My Lords, I thank the noble Baroness for that question. We agree: it is incredibly important that the training reflects the gravity of these sorts of situations. We are taking action to improve this. I am sure she will be aware that we are supporting and funding the National Police Chiefs’ Council’s Deputy Chief Constable Maggie Blyth in her role as full-time national policing lead on this sort of subject. We are committed to funding the continuing rollout of the College of Policing’s Domestic Abuse Matters programme for front-line responders, and to adding VAWG to the strategic policing requirement.

On the training that has been developed by Maggie Blyth, which I think was released last December, so far only two-thirds of police forces have adopted it. That is not good enough. The Minister in the other place said the same and I am happy to repeat it.

My Lords, will the Minister say why it took until these last 12 months for the Government to recognise that violence against women and girls should be included in the definition of “serious violence”?

I am not sure that is strictly true. I do not wish to comment on the precise timings, but I repeat the statement I just made. The Government are taking violence against women and girls incredibly seriously and will continue to do so.

My Lords, the five officers in question have been served with management action by the Independent Office for Police Conduct over the missed opportunities. Can the Minister explain exactly what this means? Furthermore, the Home Secretary has instructed police authorities to make sure that they do all they can to investigate every single burglary. Can the same principles not be applied to domestic violence as well?

My noble friend is completely right. In fact, nine officers from West Midlands Police were served with misconduct notices, and the IOPC found a case to answer for five of them at level. They received management action; I am afraid I am unable to define what “management action” actually means. I apologise for that. I will try to find out more on the subject and, if I can, I will write to my noble friend.

My Lords, this case is horrendous. It makes me feel very sad that people are still dying unnecessarily under the laws we put in place in this Chamber. I inform my noble friend that, while I appreciate his answers to these questions, on the ground it simply is not happening. I am receiving lots of emails from women who have been asked by police officers to do their own investigations into domestic abuse, acid attacks and stalking; I guide them to go back to the police and ask the questions. The inspectorate says it will attend every burglary; I agree with my noble friend that it should do so for every crime. No victim should be asked to investigate the horrific crimes that they are going through.

I completely agree with my noble friend. It may help if I go through the list of recommendations made by the IOPC to West Midlands Police in this case. The learning recommendations concerned domestic abuse risk assessments being completed without intelligence checks and misunderstanding by officers around when such risk assessments would be reviewed by their public protection unit.

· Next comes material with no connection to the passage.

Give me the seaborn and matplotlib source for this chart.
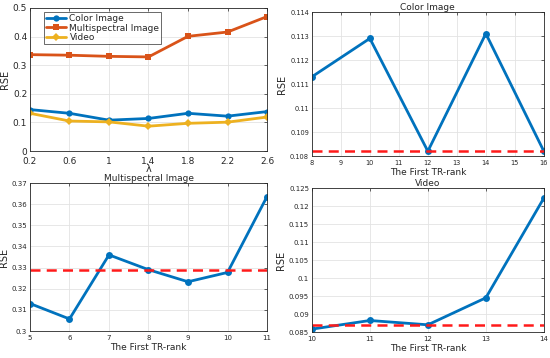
import numpy as np
import pandas as pd
import matplotlib
matplotlib.use('Agg')
import matplotlib.pyplot as plt
import seaborn as sns

sns.set_style('white')
plt.rcParams['font.family'] = ['DejaVu Sans']

# ── Data ──────────────────────────────────────────────
lam = [0.2, 0.6, 1.0, 1.4, 1.8, 2.2, 2.6]
lam_color = [0.145, 0.132, 0.108, 0.114, 0.132, 0.122, 0.138]
lam_multi = [0.337, 0.335, 0.331, 0.329, 0.401, 0.416, 0.470]
lam_video = [0.132, 0.105, 0.102, 0.087, 0.097, 0.101, 0.119]

color_rank = [8, 10, 12, 14, 16]
color_rse = [0.1113, 0.1129, 0.1082, 0.1131, 0.1082]
color_ref = 0.1082

multi_rank = [5, 6, 7, 8, 9, 10, 11]
multi_rse = [0.3130, 0.3057, 0.3360, 0.3290, 0.3233, 0.3277, 0.3636]
multi_ref = 0.329

video_rank = [10, 11, 12, 13, 14]
video_rse = [0.0858, 0.0882, 0.0870, 0.0945, 0.1222]
video_ref = 0.0870

BLUE, ORANGE, YELLOW = '#0072BD', '#D95319', '#EDB120'


def style(ax, fs, xpad=2):
    ax.grid(True, color='#e3e3e3', linewidth=0.6)
    ax.set_axisbelow(True)
    for s in ax.spines.values():
        s.set_visible(True)
        s.set_color('#262626')
        s.set_linewidth(0.6)
    ax.tick_params(labelsize=fs, length=2, width=0.5, direction='in',
                   colors='#262626', pad=2, top=True, right=True,
                   labeltop=False, labelright=False)
    ax.tick_params(axis='x', pad=xpad)


fig = plt.figure(figsize=(5.5, 3.58), dpi=100)

# ── Top-left: RSE vs lambda ───────────────────────────
ax1 = fig.add_axes([0.0545, 0.578, 0.431, 0.3997])
df = pd.DataFrame({'lam': lam * 3,
                   'rse': lam_color + lam_multi + lam_video,
                   'kind': ['Color Image'] * 7 + ['Multispectral Image'] * 7 + ['Video'] * 7})
sns.lineplot(data=df, x='lam', y='rse', hue='kind', style='kind',
             palette=[BLUE, ORANGE, YELLOW], markers=['o', 's', 'D'],
             dashes=False, linewidth=2, markersize=4.5, markeredgewidth=0,
             ax=ax1)
ax1.set_xlim(0.2, 2.6)
ax1.set_ylim(0, 0.5)
ax1.set_xticks(lam)
ax1.set_xticklabels(['0.2', '0.6', '1', '1.4', '1.8', '2.2', '2.6'])
ax1.set_yticks([0, 0.1, 0.2, 0.3, 0.4, 0.5])
ax1.set_yticklabels(['0', '0.1', '0.2', '0.3', '0.4', '0.5'])
ax1.set_xlabel('λ', fontsize=7, labelpad=-1)
ax1.set_ylabel('RSE', fontsize=7, labelpad=2)
style(ax1, 6.5, xpad=4)
leg = ax1.legend(loc='upper left', bbox_to_anchor=(0.06, 0.97), fontsize=6.5,
                 frameon=True, fancybox=False, borderpad=0.2, labelspacing=0.05,
                 handlelength=2.2, handletextpad=0.4, borderaxespad=0)
leg.get_frame().set_edgecolor('#262626')
leg.get_frame().set_linewidth(0.6)


def rank_panel(rect, x, y, ref, xlim, ylim, yticks, ylabels, title, fs):
    ax = fig.add_axes(rect)
    sns.lineplot(x=x, y=y, color=BLUE, marker='o', linewidth=2,
                 markersize=5, markeredgewidth=0, ax=ax)
    ax.axhline(ref, color='#ff1a1a', linestyle=(0, (4, 2.5)), linewidth=1.8)
    ax.set_xlim(*xlim)
    ax.set_ylim(*ylim)
    ax.set_yticks(yticks)
    ax.set_yticklabels(ylabels)
    ax.set_xlabel('The First TR-rank', fontsize=6.5, labelpad=1)
    ax.set_ylabel('RSE', fontsize=7, labelpad=2)
    ax.set_title(title, fontsize=6.5, pad=1.5)
    style(ax, fs, xpad=3)
    return ax


# ── Top-right: Color Image ────────────────────────────
ax2 = rank_panel([0.567, 0.5642, 0.4218, 0.4022], color_rank, color_rse, color_ref,
                 (8, 16), (0.108, 0.114),
                 [0.108, 0.109, 0.110, 0.111, 0.112, 0.113, 0.114],
                 ['0.108', '0.109', '0.11', '0.111', '0.112', '0.113', '0.114'],
                 'Color Image', 4.8)
ax2.set_xticks(range(8, 17))

# ── Bottom-left: Multispectral Image ──────────────────
ax3 = rank_panel([0.0545, 0.0754, 0.431, 0.4134], multi_rank, multi_rse, multi_ref,
                 (5, 11), (0.30, 0.37),
                 [0.30, 0.31, 0.32, 0.33, 0.34, 0.35, 0.36, 0.37],
                 ['0.3', '0.31', '0.32', '0.33', '0.34', '0.35', '0.36', '0.37'],
                 'Multispectral Image', 5)
ax3.set_xticks(multi_rank)

# ── Bottom-right: Video ───────────────────────────────
ax4 = rank_panel([0.567, 0.0726, 0.4218, 0.4022], video_rank, video_rse, video_ref,
                 (10, 14), (0.085, 0.125),
                 [0.085, 0.09, 0.095, 0.1, 0.105, 0.11, 0.115, 0.12, 0.125],
                 ['0.085', '0.09', '0.095', '0.1', '0.105', '0.11', '0.115', '0.12', '0.125'],
                 'Video', 5)
ax4.set_xticks(video_rank)

fig.savefig('out.png', dpi=100)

Other recommendations were that the force should consider PPU oversight of all domestic abuse cases with repeat victims, and further training around the use of domestic violence protection orders—DVPOs—and domestic violence protection notices.

My noble friend is quite right that no woman should be asked to undertake her own investigation; that is absolutely absurd. It is for the police to do it. The police have recognised it, the IOPC has published recommendations and West Midlands Police in particular is acting on it. I hope all other forces do too.

My Lords, the Minister says that every force should carry out this training, yet we know that a lot are not. Between the Home Office, the inspectorate and the police forces, where is the accountability in the system to make sure that this crucial training takes place?

As the noble Lord is well aware—I have said it many times from the Dispatch Box—police forces in this country remain operationally independent. That is right, but of course the PCC is also the interface here between the public and the police. The statement on this case by the West Midlands PCC, Simon Foster, was very robust and made some solid points. With the noble Lord’s permission, I will quote a bit of it:

“My Police and Crime Plan makes it clear that West Midlands Police must impose bail conditions on perpetrators rather than releasing under investigation, make full use of civil protection orders and restraining orders and make arrests for breach of non-molestation orders.”

He goes on at some length and I will not repeat it all, but I think that is the appropriate response. I commend him on his actions and urge other PCCs to follow suit.

My Lords, police failed repeatedly to come to the rescue of Raneem Oudeh and her mother, despite 10 complaints and six 999 calls, including on the night of their death. We have heard the police pledge to attend every single home burglary, but I just wonder what the priorities are here. Surely, saving the lives of women in these situations should be of equal importance as attending burglaries, if not more important. Why are women just not listened to by the police?

I think it is of rather more importance than investigating burglaries; we should all think that. I do not necessarily agree that it is not a priority for the police forces. The police forces are certainly saying the right things but, as I have already said from this Dispatch Box, I, the Minister in the other place, the Home Secretary and the Government think they have more to do.

My Lords, is not the problem here—the difference between burglary and domestic violence—the attitude of police officers towards women? What are the Government doing about that?

I went through some detail on that, as regards the strategy on tackling misogyny in the police. I agree that there are some clear failings on this, certainly in regard to this case. The way the police failed to investigate some very clear signals was clearly unacceptable, but the Government are determined to tackle the misogynistic culture that has been identified.

My Lords, police attendance on a crime-by-crime basis is a difficult thing to sustain. The police should attend all reports of crime if the victim wants them to or if it is a very serious event, which is something I have always pursued, but should the Government not also work with the College of Policing to share the best evidence about what highlights those most at risk? For example, Professor Larry Sherman, recently at Cambridge, highlighted a high correlation between suspects who had threatened suicide and people who eventually became murderers of victims they had previously threatened. We had previously been told that threatening the victim prior to their murder was also an indicator. Both matter, but the police’s response needs to be based on good evidence. I am not convinced that the college has yet got that connection between the evidence base and passing that on to the police to share, so that their training improves.

I thank the noble Lord for that, and commend him for investigating all the crimes when he was still actively policing. I will take back his suggestions on the College of Policing because they make sense. Obviously one of the college’s primary duties is to ensure that best practice is shared and disseminated.